The Brazilian economist is something of a ringleader for the BRICS countries on the IMF Executive Board. He makes no secret of his skepticism toward the Copenhagen decisions of late March. The Europeans replenished the bailout funds "less than promised," he says. In fact, some €300 billion of the €800 billion have already been earmarked. "The process is very intransparent," says Nogueira Batista.
Not surprisingly, Nogueira Batista and his counterparts are hesitant when it comes to further IMF aid. He stresses that his government has not made any final decisions yet, and that he cannot anticipate any such decisions. Nevertheless, he says, "I don't think it's a done deal that approval will be issued at the spring meeting." It is quite possible, he adds, that the decision will not be reached until the G-20 summit in June.
The BRICS countries are playing for time. They are eager to demonstrate their power, and yet their goals are more far-reaching. They want to shift the voting shares within the IMF in their favor and break the Europeans' traditional claim to the top job at the Washington organization.

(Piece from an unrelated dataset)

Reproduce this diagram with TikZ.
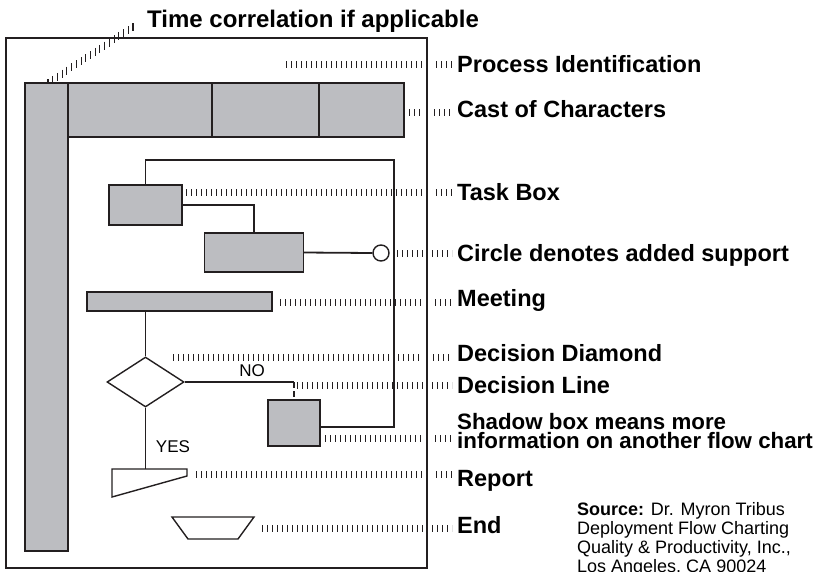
\documentclass[tikz,border=0pt]{standalone}
\usepackage{fontspec}
\setmainfont{Liberation Sans}
\usetikzlibrary{shapes.geometric}
\definecolor{boxgray}{RGB}{188,189,193}
\definecolor{ink}{RGB}{35,31,32}
\begin{document}
\begin{tikzpicture}[x=1pt, y=-1pt,
  graybox/.style={draw=ink, fill=boxgray, line width=1.4pt, inner sep=0pt, outer sep=0pt},
  conn/.style={draw=ink, line width=1.8pt},
  ticks/.style={draw=ink, line width=7pt, dash pattern=on 1.1pt off 3.9pt},
  lbl/.style={anchor=base west, inner sep=0pt, font=\fontsize{23.5}{23.5}\selectfont\bfseries},
  small/.style={inner sep=0pt, font=\fontsize{17}{17}\selectfont}]

\useasboundingbox (0,0) rectangle (817,571);

% Draw the tick leaders to the labels
\draw[ticks] (286,64) -- (452,64);
\draw[ticks] (409,112) -- (452,112);
\draw[ticks] (186,192) -- (452,192);
\draw[ticks] (397,253) -- (452,253);
\draw[ticks] (280,302) -- (452,302);
\draw[ticks] (173,357) -- (452,357);
\draw[ticks] (297,385) -- (452,385);
\draw[ticks] (325,438) -- (452,438);
\draw[ticks] (196,474) -- (452,474);
\draw[ticks] (262,528) -- (452,528);

% Ticks for the time correlation
\foreach \i in {0,...,18}
  \draw[ink, line width=1.1pt] ({48+\i*85/18}, {79-\i*56/18}) -- ++(0,8);

% Draw the frame, with a gap in the ticks
\draw[white, line width=9pt] (427,45) -- (427,560);
\draw[ink, line width=2.7pt] (6,38) rectangle (427,568);

% Time bar and cast of characters
\node[graybox, minimum width=43pt, minimum height=468pt] (bar) at (46.5,317) {};
\node[graybox, minimum width=144pt, minimum height=54pt] (cast1) at (140,110) {};
\node[graybox, minimum width=107pt, minimum height=54pt] (cast2) at (265.5,110) {};
\node[graybox, minimum width=85pt, minimum height=54pt] (cast3) at (361.5,110) {};

% Task boxes, support circle and meeting
\node[graybox, minimum width=73pt, minimum height=40pt] (task1) at (145.5,205) {};
\node[graybox, minimum width=99pt, minimum height=39pt] (task2) at (254,252.5) {};
\node[circle, draw=ink, fill=white, line width=1.4pt, minimum size=16pt, inner sep=0pt] (supp) at (381,253) {};
\node[graybox, minimum width=185pt, minimum height=19pt] (meet) at (179.5,301.5) {};

% Decision diamond and shadow box
\node[diamond, draw=ink, fill=white, line width=1.4pt, minimum width=77pt, minimum height=50pt, inner sep=0pt] (dia) at (145.5,382) {};
\node[graybox, minimum width=52pt, minimum height=46pt] (shadow) at (294,423) {};
\coordinate (loop) at (394,160);

% Report and end
\draw[ink, line width=1.4pt, fill=white] (112,469) -- (187,469) -- (187,476) -- (112,497) -- cycle;
\coordinate (reptop) at (145.5,469);
\draw[ink, line width=1.4pt, fill=white] (172,517) -- (254,517) -- (238,539) -- (188,539) -- cycle;

% Connectors
\draw[conn] (task1.east) -| (task2.north);
\draw[conn] (task2.east) -- (supp.west);
\draw[conn] ([yshift=-4pt]shadow.east) -| (loop) -| (task1.north);
\draw[conn] (meet.south -| dia.north) -- (dia.north);
\draw[conn] (dia.south) -- (reptop);
\draw[conn] (dia.east) -- (dia.east -| shadow.north) coordinate (nocorner);
\draw[conn, dash pattern=on 6pt off 3pt] (nocorner) -- ([yshift=3pt]shadow.north);
\node[small] (nolbl) at (252,371) {NO};
\node[small] (yeslbl) at (173,447) {YES};

% Label the parts
\node[lbl, font=\fontsize{24}{24}\selectfont\bfseries] (timelbl) at (147,27) {Time correlation if applicable};
\node[lbl] (procid) at (457,72) {Process Identification};
\node[lbl] (castlbl) at (457,117) {Cast of Characters};
\node[lbl] (tasklbl) at (457,200) {Task Box};
\node[lbl] (supplbl) at (457,261) {Circle denotes added support};
\node[lbl] (meetlbl) at (457,306) {Meeting};
\node[lbl] (dialbl) at (457,361) {Decision Diamond};
\node[lbl] (declbl) at (457,393) {Decision Line};
\node[lbl, font=\fontsize{22.3}{22.3}\selectfont\bfseries] (shadowlbl) at (457,429) {Shadow box means more};
\node[lbl, font=\fontsize{22.3}{22.3}\selectfont\bfseries] (shadowlbl2) at (457,448) {information on another flow chart};
\node[lbl] (replbl) at (457,486) {Report};
\node[lbl] (endlbl) at (457,533) {End};

% Source note
\node[small, anchor=north west, align=left, font=\fontsize{18}{19}\selectfont] (source) at (577,502)
  {\textbf{Source:} Dr. Myron Tribus\\Deployment Flow Charting\\Quality \& Productivity, Inc.,\\Los Angeles, CA  90024};
\end{tikzpicture}
\end{document}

"The fund no longer reflects the realities of the 21st century," says Nogueira Batista. "The euro countries are abusing their power within the IMF," he adds, noting that far too much money and, therefore, too much risk is concentrated in Europe. In reality, says Nogueira Batista, the IMF hasn't deserved the title of International Monetary Fund for a long time now. "What we're dealing with here is a North Atlantic monetary fund."
A Fragile Alliance
The dispute over the replenishment of funds also offers the up-and-coming powers the chance to drive a wedge between the Americans and the Europeans, who have traditionally stuck together on most issues, including the selection of a new IMF managing director.

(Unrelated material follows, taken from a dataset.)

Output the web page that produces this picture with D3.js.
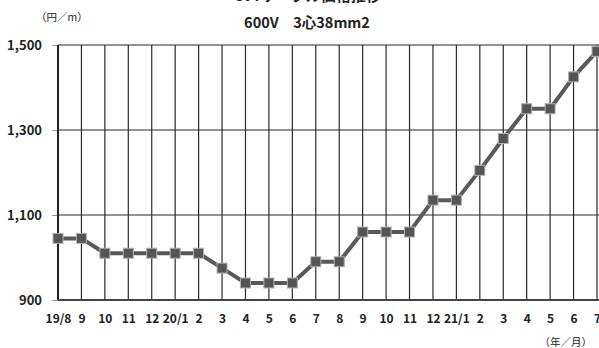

This time, however, the alliance seems fragile. The Americans are unwilling to provide additional funding for the global bailout fund, and they are also blocking the implementation of the reform resolutions. US President Barack Obama doesn't dare ask the US Congress to approve more funding for the IMF before the November presidential elections.

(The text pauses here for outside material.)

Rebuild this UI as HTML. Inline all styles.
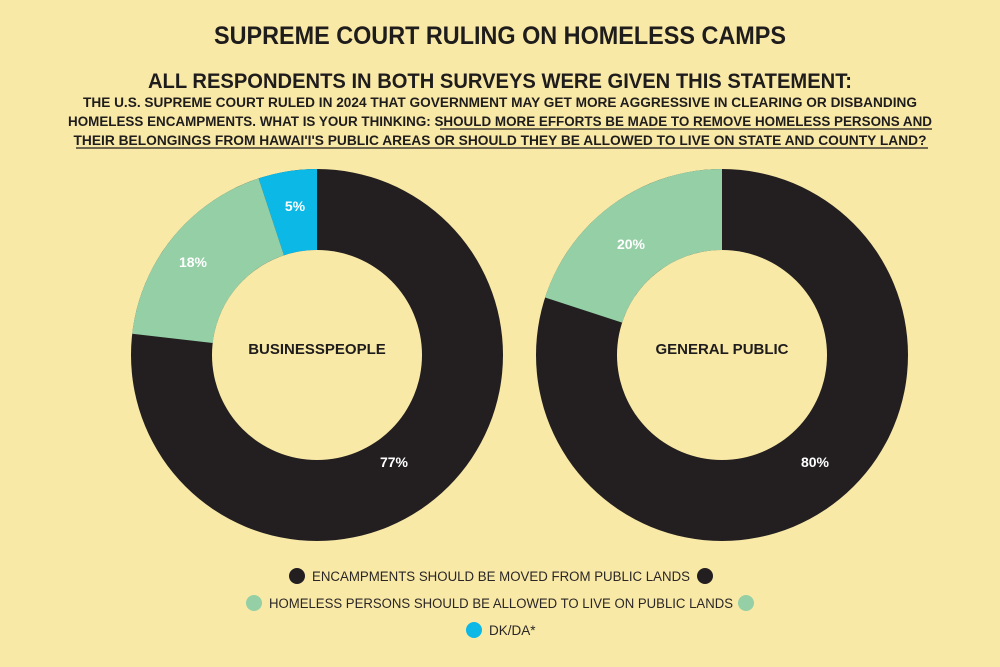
<!DOCTYPE html>
<html><head><meta charset="utf-8"><style>
html,body{margin:0;padding:0;background:#f9e9a7;}
svg{display:block}
.t{font-family:"Liberation Sans",sans-serif;font-weight:bold;fill:#1f1c1c}
.l{font-family:"Liberation Sans",sans-serif;fill:#2a2626;font-size:13.5px}
.w{font-family:"Liberation Sans",sans-serif;font-weight:bold;fill:#fff;font-size:14px}
</style></head><body>
<svg width="1000" height="667" viewBox="0 0 1000 667" xmlns="http://www.w3.org/2000/svg">
<rect width="1000" height="667" fill="#f9e9a7"/>
<text class="t" x="500" y="44" font-size="25" text-anchor="middle" textLength="572" lengthAdjust="spacingAndGlyphs">SUPREME COURT RULING ON HOMELESS CAMPS</text>
<text class="t" x="500" y="88" font-size="21" text-anchor="middle" textLength="704" lengthAdjust="spacingAndGlyphs">ALL RESPONDENTS IN BOTH SURVEYS WERE GIVEN THIS STATEMENT:</text>
<text class="t" x="500" y="107" font-size="13.5" text-anchor="middle" textLength="834" lengthAdjust="spacingAndGlyphs">THE U.S. SUPREME COURT RULED IN 2024 THAT GOVERNMENT MAY GET MORE AGGRESSIVE IN CLEARING OR DISBANDING</text>
<text class="t" x="500" y="126" font-size="13.5" text-anchor="middle" textLength="864" lengthAdjust="spacingAndGlyphs">HOMELESS ENCAMPMENTS. WHAT IS YOUR THINKING: SHOULD MORE EFFORTS BE MADE TO REMOVE HOMELESS PERSONS AND</text>
<text class="t" x="500" y="145" font-size="13.5" text-anchor="middle" textLength="853" lengthAdjust="spacingAndGlyphs">THEIR BELONGINGS FROM HAWAI'I'S PUBLIC AREAS OR SHOULD THEY BE ALLOWED TO LIVE ON STATE AND COUNTY LAND?</text>
<line x1="440" y1="129" x2="932" y2="129" stroke="#1f1c1c" stroke-width="1.2"/>
<line x1="76" y1="148" x2="928" y2="148" stroke="#1f1c1c" stroke-width="1.2"/>

<g transform="translate(317,355)">
<circle r="186" fill="#231f20"/>
<path d="M0,-186 A186,186 0 0 0 -58.4,-176.6 L-33,-99.7 A105,105 0 0 1 0,-105 Z" fill="#0bb8e6"/>
<path d="M-58.4,-176.6 A186,186 0 0 0 -184.8,-21.2 L-104.3,-12 A105,105 0 0 1 -33,-99.7 Z" fill="#94cfa6"/>
<circle r="105" fill="#f9e9a7"/>
</g>
<text class="w" x="295" y="211" text-anchor="middle">5%</text>
<text class="w" x="193" y="267" text-anchor="middle">18%</text>
<text class="w" x="394" y="467" text-anchor="middle">77%</text>
<text class="t" x="317" y="354" font-size="15" text-anchor="middle">BUSINESSPEOPLE</text>

<g transform="translate(722,355)">
<circle r="186" fill="#231f20"/>
<path d="M0,-186 A186,186 0 0 0 -176.9,-57.5 L-99.9,-32.4 A105,105 0 0 1 0,-105 Z" fill="#94cfa6"/>
<circle r="105" fill="#f9e9a7"/>
</g>
<text class="w" x="631" y="249" text-anchor="middle">20%</text>
<text class="w" x="815" y="467" text-anchor="middle">80%</text>
<text class="t" x="722" y="354" font-size="15" text-anchor="middle">GENERAL PUBLIC</text>

<circle cx="297" cy="576" r="8" fill="#231f20"/>
<text class="l" x="312" y="581" textLength="378" lengthAdjust="spacingAndGlyphs">ENCAMPMENTS SHOULD BE MOVED FROM PUBLIC LANDS</text>
<circle cx="705" cy="576" r="8" fill="#231f20"/>
<circle cx="254" cy="603" r="8" fill="#94cfa6"/>
<text class="l" x="269" y="608" textLength="464" lengthAdjust="spacingAndGlyphs">HOMELESS PERSONS SHOULD BE ALLOWED TO LIVE ON PUBLIC LANDS</text>
<circle cx="746" cy="603" r="8" fill="#94cfa6"/>
<circle cx="474" cy="630" r="8" fill="#0bb8e6"/>
<text class="l" x="489" y="635">DK/DA*</text>
</svg>
</body></html>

US Government Pulls Punches
"Europe has the capacity to solve its problems. The IMF cannot substitute for a robust euro area firewall," says US Treasury Secretary Timothy Geithner.
This attitude of denial hasn't changed. "The American government is essentially pulling its punches and hoping that there will not be any further disasters this year," say IMF insiders.
Obama is being careful not to expose himself to the accusation that he is wasting American taxpayer money. In addition, the sole remaining superpower often has a tendency to develop a distinct skepticism toward international organizations. Too much international cooperation is incompatible with the country's image of itself as a hegemonic power.
The Republicans in the United States are also using the debt crisis in the old world to support their contention that the European, supposedly socialist economic model has failed. "Europe doesn't work in Europe, and it doesn't work here" Obama's likely challenger Mitt Romney says repeatedly at campaign events, in an effort to strike a blow at Obama, who allegedly plans to introduce a European-style economic model in the United States.
However, there is one beneficiary of the US's restraint: China. Officials with the world's second-largest economy have noted with satisfaction how the Americans have taken themselves out of the game. Any loss of influence by the old hegemonic power suits them perfectly.
With the world's largest foreign currency reserves at their disposal, the Chinese have no trouble coming up with the funds for the IMF. And, unlike Obama, they have no need to take the wishes of a recalcitrant legislature into account.
Mixed Feelings in Berlin
The government in Berlin views the Americans' restraint with mixed feelings. "It is regrettable that the United States is not making its own contribution," say officials at the German Finance Ministry. Nevertheless, Finance Minister Schäuble's staff is unwilling to abandon all hope. "We are confident that the increase in resources will be approved at the spring meeting, and that the BRICS countries will go along with it."
The German government is unwilling to enter into a quid-pro-quo arrangement with the emerging economies, under which Europe would get more aid and the emerging economies would get a larger say at the IMF in return. "There is no direct relationship between the current increase in resources and further reforms at the IMF," say German officials. Besides, they add, the emerging economies will not be able to block the resolutions in the long term, because they lack the necessary majority to do so.
The Europeans are also betting on the self-interest of the BRICS countries. European countries are not the only ones that could benefit from the additional funds, because they will be available to all member states worldwide. This certainly seems necessary, given the conclusions of IMF studies showing that the euro crisis affects even the most remote parts of the world. In their projections, known at the IMF as "tail risk" scenarios, fund chief Lagarde's experts conclude that the collapse of a country like Spain or Italy could also have a serious impact on countries in Latin America and Asia. The Europeans reckon that the BRICS countries, determined to avoid such aftershocks in their own backyards, will ultimately support the increase in IMF resources.
Meanwhile, the Europeans have lowered their expectations in terms of the scope of IMF aid. They have abandoned the goal of mobilizing $1 trillion. If the increase in resources only amounts to $800 billion, say the negotiators, that too will be "a nice outcome."